As the campaign season enters its prime, most analysts identify roughly between 25 and 50 truly competitive House seats, and anywhere from six to 12 competitive Senate seats.
Of the 36 most competitive districts identified by analyst Charlie Cook, who publishes another nonpartisan political newsletter, 14 are in the New England states, New York, New Jersey or Pennsylvania. Another 12 are in the Midwest. In California, home to roughly 1 in 12 Americans, Democratic Sen.

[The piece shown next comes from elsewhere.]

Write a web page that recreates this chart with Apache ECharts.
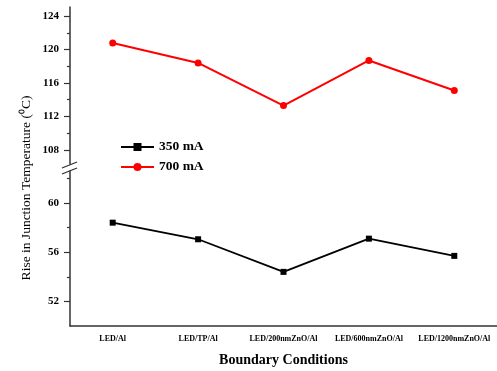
<!DOCTYPE html>
<html>
<head>
<meta charset="utf-8">
<script src="https://cdn.jsdelivr.net/npm/echarts@6/dist/echarts.min.js"></script>
<style>
  html, body { margin: 0; padding: 0; background: #fff; }
  #chart { width: 497px; height: 371px; }
</style>
</head>
<body>
<div id="chart"></div>
<script>
const categories = ['LED/Al', 'LED/TP/Al', 'LED/200nmZnO/Al', 'LED/600nmZnO/Al', 'LED/1200nmZnO/Al']
const temp700 = [120.8, 118.4, 113.3, 118.7, 115.1]
const temp350 = [58.4, 57.05, 54.4, 57.1, 55.7]
const upperLabels = [108, 112, 116, 120, 124]
const upperMinor = [110, 114, 118, 122]
const lowerLabels = [52, 56, 60]
const lowerMinor = [54, 58, 62]

const font = 'Liberation Serif'
const axisColor = '#333'

const chart = echarts.init(document.getElementById('chart'))

const majorAxis = (grid, min, max, labels) => ({
  type: 'value',
  gridIndex: grid,
  position: 'left',
  min: min,
  max: max,
  splitLine: { show: false },
  axisLine: { show: true, lineStyle: { color: axisColor, width: 1.5 } },
  axisTick: { show: true, length: 6, customValues: labels, lineStyle: { color: axisColor, width: 1.2 } },
  axisLabel: {
    customValues: labels,
    margin: 11,
    fontFamily: font,
    fontSize: 11,
    fontWeight: 'bold',
    color: '#000'
  }
})

// second axis on the same side, only for the short minor ticks
const minorAxis = (grid, min, max, ticks) => ({
  type: 'value',
  gridIndex: grid,
  position: 'left',
  offset: 0,
  min: min,
  max: max,
  splitLine: { show: false },
  axisLine: { show: false },
  axisTick: { show: true, length: 3, customValues: ticks, lineStyle: { color: axisColor, width: 1.2 } },
  axisLabel: { show: false }
})

chart.setOption({
  animation: false,
  grid: [
    { left: 70, width: 427, top: 7, height: 157 },
    { left: 70, width: 427, top: 171, height: 155 }
  ],
  legend: {
    orient: 'vertical',
    left: 120,
    top: 140,
    padding: 0,
    itemWidth: 33,
    itemHeight: 10,
    itemGap: 6,
    textStyle: { fontFamily: font, fontSize: 13.5, fontWeight: 'bold', color: '#000', lineHeight: 13 },
    data: ['350 mA', '700 mA']
  },
  xAxis: [
    {
      type: 'category',
      gridIndex: 0,
      data: categories,
      show: false
    },
    {
      type: 'category',
      gridIndex: 1,
      data: categories,
      axisLine: { lineStyle: { color: axisColor, width: 1.5 } },
      axisTick: { alignWithLabel: true, length: 5, lineStyle: { color: axisColor, width: 1.2 } },
      axisLabel: { fontFamily: font, fontSize: 8, fontWeight: 'bold', color: '#000', margin: 9, interval: 0 },
      name: 'Boundary Conditions',
      nameLocation: 'middle',
      nameGap: 27,
      nameTextStyle: { fontFamily: font, fontSize: 14, fontWeight: 'bold', color: '#000' }
    }
  ],
  yAxis: [
    majorAxis(0, 106.3, 125.1, upperLabels),
    majorAxis(1, 50, 62.6, lowerLabels),
    minorAxis(0, 106.3, 125.1, upperMinor),
    minorAxis(1, 50, 62.6, lowerMinor)
  ],
  series: [
    {
      name: '350 mA',
      type: 'line',
      xAxisIndex: 1,
      yAxisIndex: 1,
      data: temp350,
      symbol: 'rect',
      symbolSize: 6,
      color: '#000',
      lineStyle: { color: '#000', width: 1.8 },
      itemStyle: { color: '#000' }
    },
    {
      name: '700 mA',
      type: 'line',
      xAxisIndex: 0,
      yAxisIndex: 0,
      data: temp700,
      symbol: 'circle',
      symbolSize: 7,
      color: '#ff0000',
      lineStyle: { color: '#ff0000', width: 2 },
      itemStyle: { color: '#ff0000' }
    }
  ],
  graphic: [
    {
      type: 'text',
      x: 26,
      y: 188,
      rotation: Math.PI / 2,
      style: {
        text: 'Rise in Junction Temperature (⁰C)',
        fontFamily: font,
        fontSize: 13.5,
        fill: '#000',
        align: 'center',
        verticalAlign: 'middle'
      }
    },
    {
      type: 'line',
      shape: { x1: 62, y1: 168, x2: 77, y2: 162 },
      style: { stroke: axisColor, lineWidth: 1.3 }
    },
    {
      type: 'line',
      shape: { x1: 62, y1: 174, x2: 77, y2: 168 },
      style: { stroke: axisColor, lineWidth: 1.3 }
    }
  ]
})
</script>
</body>
</html>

Dianne Feinstein is considered a lock for re-election, and only one of the state's 53 congressional districts - the Central Valley district represented by Republican Richard Pombo - is regarded as in play.
It is only over the past few weeks that nonpartisan analysts have identified enough likely victories for Democrats to pick up the 15 House seats they need for a majority.
Rothenberg predicts Democrats will win between 15 and 20 additional seats. University of Virginia political scientist and congressional race handicapper Larry Sabato projects the party will pick up between 13 and 19 seats. Cook identifies 46 competitive seats - 36 of which are held by Republicans - and predicts: "Unless something dramatic happens before election day, Democrats will take control of the House."
As a sign of the growing acceptance that Democrats are poised to win, the National Journal asked 75 GOP insiders last week to assign a number between zero (no chance) and 10 (virtual certainty) to the likelihood that Democrats will take over the House. The average score was 5.7.
Things are not as bleak for Republicans in the Senate, where Democrats must pick up six new seats for a majority. Polls suggest Democrats have a good shot at winning GOP seats in Pennsylvania, Montana, Ohio, Rhode Island and Missouri. But to win the majority, Democrats must win a sixth Republican seat in a less politically hospitable state such as Tennessee, Virginia or Arizona, as well as hold onto their own vulnerable seats in places like Minnesota and New Jersey.
The parity between parties in Congress reflects a divided electorate that dates back to the 2000 presidential election, which was decided by just over 500 votes in Florida.
Republicans have added to their majorities in each of the previous two elections, buttressed by concerns over national security brought on by the Sept. 11 attacks. But there are indications that the politics of terrorism will not help Republicans as they did in 2002 and 2004.
The public has turned against Bush and his war in Iraq. Americans are not as anxious about the prospect of another terrorist attack. And polls show the GOP's edge on national security, as high as 25 percentage points last year, has eroded to the point of near parity.
"The public is far past where it was in 2002 and 2004," said Allan Lichtman, a professor of political history at American University in Washington, D.C., who is running a long shot campaign for the Democratic Senate nomination in Maryland.
"I think they've seen the folly of the Bush administration, and the midterm elections are the last chance (the electorate) will ever have to express its frustration at George Bush," Lichtman said.
Yet there are important differences in the composition of districts from the 1994 election. Congressional districts lean more strongly to one party or another. The number of House members serving in safe districts in which they won by comfortable margins was considerably smaller. In 1994, 53 House Democrats represented districts in which President Bill Clinton had lost. By comparison, there are only 18 House Republicans who represent districts in which Bush lost.
"If a huge wave hits, the races all tend to go in one direction, so Democrats have an opportunity," Rothenberg said. "But Democrats don't have a huge margin of error."